I'M not really one for holidays. Give me a book and a beer and provided it is not pouring with rain I will happily sit out in the garden all day.
But there are others in our family who insist that "we must go away somewhere".
Yet there are only so many times you can holiday in Butlins or Blackpool before the novelty starts to wane.
Of course, these days Blackpool is out of the question except for day trips to the Pleasure Beach where the children can stuff themselves with sweets and candy floss before going on the Pepsi Max.
There are still people around who think Blackpool is the ideal summer holiday destination. Some of them are not even members of Blackpool Hebrew Congregation.
So what entertainment can we expect this year in Blackpool? Well, at the Opera House, Winter Gardens, you can see Roy "Chubby" Brown. Your booba will love him!
At the same venue there's also a show called The Best of British Variety featuring among others, Cannon and Ball, The Krankies and Jimmy Cricket.
If that doesn't make you jump off Central pier screaming I don't know what will.
Israel and America are both very expensive at this time of year so the temptation is to visit the Continent.
Frankly, I advise against it. Early British visitors to Europe used to embark on a lengthy grand tour, taking in all the cultural sights, sounds and tastes on offer.
They were rarely impressed.

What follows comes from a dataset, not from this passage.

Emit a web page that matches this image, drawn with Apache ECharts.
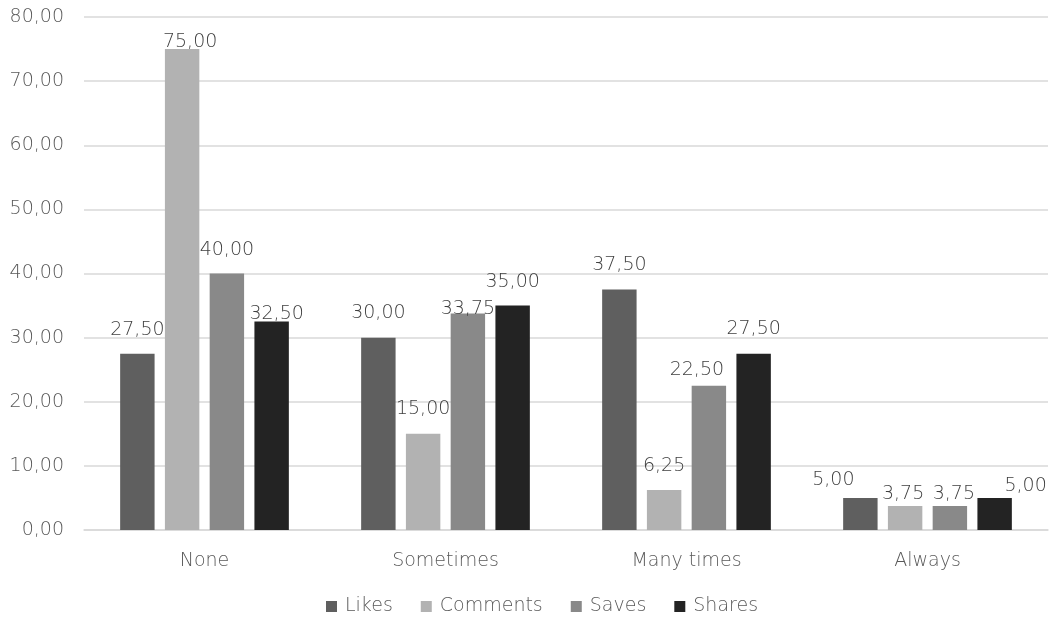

The Continent, they wrote to relatives back home, was full of funny foreigners who didn't speak a word of English and had never heard of Magna Carta or fish and chips.
Worst of all, instead of working nine to five like any decent Englishman, the locals would shut up shop at midday on the spurious ground that it was "too hot", eat a huge lunch washed down with several bottles of wine before retiring to bed in the afternoon to make love to their wives (or, in the case of the French, to other men's wives).
Little has changed since then. Europe's tourist resorts are full of, well, tourists actually so you have to queue for ages in the hot sun to see anything.
Back in your hotel you can't access the Internet terminals because they are being monopolised by Chinese children playing endless computer games instead of moving aside to allow their "elders and betters" to pick up their business email.
As you may have guessed, I am just back from holidaying in Europe.
Notwithstanding all the aforementioned perils associated with the Continent, I had to go.
Word reached me earlier in the year that there is a kosher restaurant on the European mainland where the staff are even ruder and more unhelpful than they are in Golders Green or Tel Aviv.
How could that be? As a connoisseur of Jewish bad manners in the service industry, I felt duty-bound to investigate, so earlier this month we embarked en famille for Liverpool airport to catch a cheap and cheerful Ryanair flight to Rome.
La Taverna Del Ghetto is a supervised fleishig restaurant situated, as its name suggests, in what was once Rome's Jewish quarter along the Via del Portico d'Ottavia.
The place was quiet when we ventured in from the heat last Tuesday lunchtime. Do you have a children's menu?
"No. Children must order from the main menu," came the reply. A promising start!
Is there a house wine?
"No. Here is the wine menu but you have to order a whole bottle, not a half bottle or by the glass. The cheapest is 40 Euros" (over £30). Bonus points!
Questions about various courses on the admittedly wideranging menu were met with grunts, shrugs and unhelpful answers.
In the end, we paid for our drinks and walked out without ordering. A couple of doors along the street is Nona Betta, a supervised milchig restaurant where we had a very nice meal indeed.
Rome may be the centre of the Catholic church, but by rights it ought to be a Jewish city. Jews first arrived here two centuries before Paul of the New Testament (aka Saul, a Jew.)
Did you know that the Colliseum was built with money seized by Titus during his war against the Jews?
No one knows what happened to all the treasures stolen by the Romans from the Second Temple (as depicted on Titus' Arch in the Forum area) but rumour has it that some of them, together with other Jewish artefacts stolen in subsequent centuries, are hidden in the Vatican's vaults.
To date, the Pope's representatives have declined all requests to provide an inventory.
So the Italians owe us big-time. Without the Jews there would have been no Colisseum, no Church of Rome and no Pope.
"What have the Romans ever done for us?" asks the John Cleese character in Monty Python's Life of Brian. I can answer in two words: Ice cream.
The range of ice cream flavours available in every parlour is mind-boggling; how about pine kernel?; or custard with wine? What do you think the Italians would make of Snowcrest parev vanilla? Would they recognise it as ice cream?
That's the trouble with holidays abroad. Long lunches, bottles of wine, romance in the afternoon, warm sultry evenings, ice cream in a thousand different flavours, you soon realise that foreigners are having way too much fun.
For peace of mind, it's probably best to stick to Blackpool where you are guaranteed a good time without having to take your clothes off (unless you fancy a swim in the Irish Sea).
Let Wee Jimmy Krankie have the last word: "Fan-dabi-dozi".